Trivelle: lo scontro di potere tra stato e regioni
Roma. La vicenda Tempa Rossa, le indagini della procura di Potenza, le dimissioni del ministro Federica Guidi, le intercettazioni e il petrolio sono la chiave del referendum No Triv. Non nel senso indicato dai referendari, con la retorica del mare pulito e della lobby sporca dei petrolieri; da questo punto di vista il quesito sulla durata delle concessioni per i giacimenti entro le 12 miglia non c’entra proprio nulla. Il vero punto del contendere, il non detto di questa campagna referendaria, è lo scontro di potere (soprattutto economico) tra stato e regioni. L’attrito tra i due livelli istituzionali è di per sé evidente dal fatto che si tratta del primo referendum da molto tempo a questa parte che sia stato chiesto dai Consigli regionali (dieci inizialmente) e non da una raccolta firme di semplici cittadini.
Ma l’inchiesta lucana che ha portato alle dimissioni della Guidi, con il suo strascico di polemiche, ha reso palese questo scontro istituzionale: al presidente del Consiglio Matteo Renzi, che ha rivendicato “con forza” l’emendamento incriminato per sbloccare l’investimento di Tempa Rossa, ha risposto infatti il presidente della Puglia Michele Emiliano: “Tempa Rossa è importante per i petrolieri concessionari. Lo stato e la Basilicata prendono soldi che non cambiano le condizioni di vita degli italiani. Per la Puglia è irrilevante”. In pratica per quest’opera, che il governo ritiene di interesse nazionale, è necessario che il petrolio estratto venga trasferito attraverso un oleodotto alla raffineria Eni di Taranto, ma la Puglia ha voce in capitolo e non riceverà royalties: “Così non va. Queste decisioni vanno prese insieme”, dice Emiliano. “Ribadiamo il nostro ‘no’ alle trivellazioni in mare e al progetto Tempa Rossa, in quanto rischiosi per l’ambiente”, è scritto nel documento programmatico della regione Puglia.
Manifestazione del M5s a Montecitorio sullo scandalo delle trivelle (foto LaPresse)
In pratica, un po’ come Jep Gambardella, Emiliano non vuole solo partecipare alle grandi opere, vuole anche avere il potere di farle fallire. Più che la scelta tra “energia sporca” ed “energia pulita”, che è solo la superficie dello scontro politico, la contrapposizione è sul potere di decisione e interdizione a proposito di un tema importante come la politica energetica che, probabilmente, anche per le sue implicazioni internazionali andrebbe discussa ai massimi livelli istituzionali.
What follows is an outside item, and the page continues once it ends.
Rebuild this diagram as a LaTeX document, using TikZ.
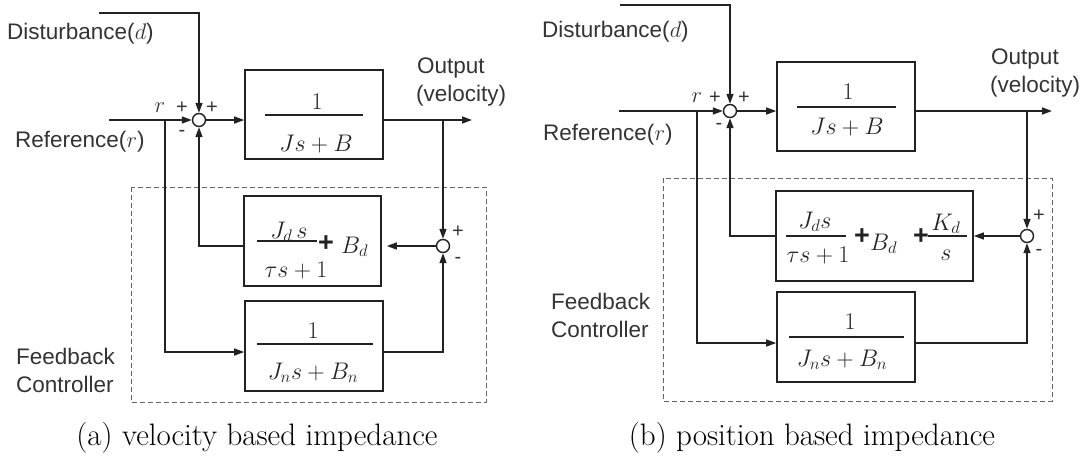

Ma si tratta solo di un aspetto dello scontro tra stato e regioni, che va avanti sottotraccia da anni dopo la riforma del Titolo V della Costituzione che ha creato molto attrito sulle competenze che spettano ai vari livelli istituzionali. Un esempio, sempre di questi giorni, è la richiesta di sottrarre le partecipate regionali dai radar della Corte dei Conti: bisogna “precisare la natura del controllo della Corte dei conti sugli atti deliberativi di costituzione o acquisto di partecipazioni societarie” ed “escludere le società operanti in regime in house”, osservano le regioni in merito al decreto Madia sulle partecipate, in ossequio a un malinteso federalismo secondo cui l’autonomia esiste solo sul fronte della spesa, fino a quando lo stato centrale non viene a ripianare i debiti.
Quanto possa essere fastidioso il controllo della Corte dei Conti lo si capisce, tanto per restare al settore energetico, dalla recente indagine della magistratura contabile “sull’utilizzo delle risorse generate dall’estrazione petrolifera” in Basilicata. Il Texas d’Italia negli ultimi 15 anni ha incassato circa 2 miliardi di euro di royalties che regione e comuni hanno utilizzato senza programmazione, per la gran parte sperperati in spesa corrente, il carburante del consenso, piuttosto che investiti in efficaci progetti per lo sviluppo.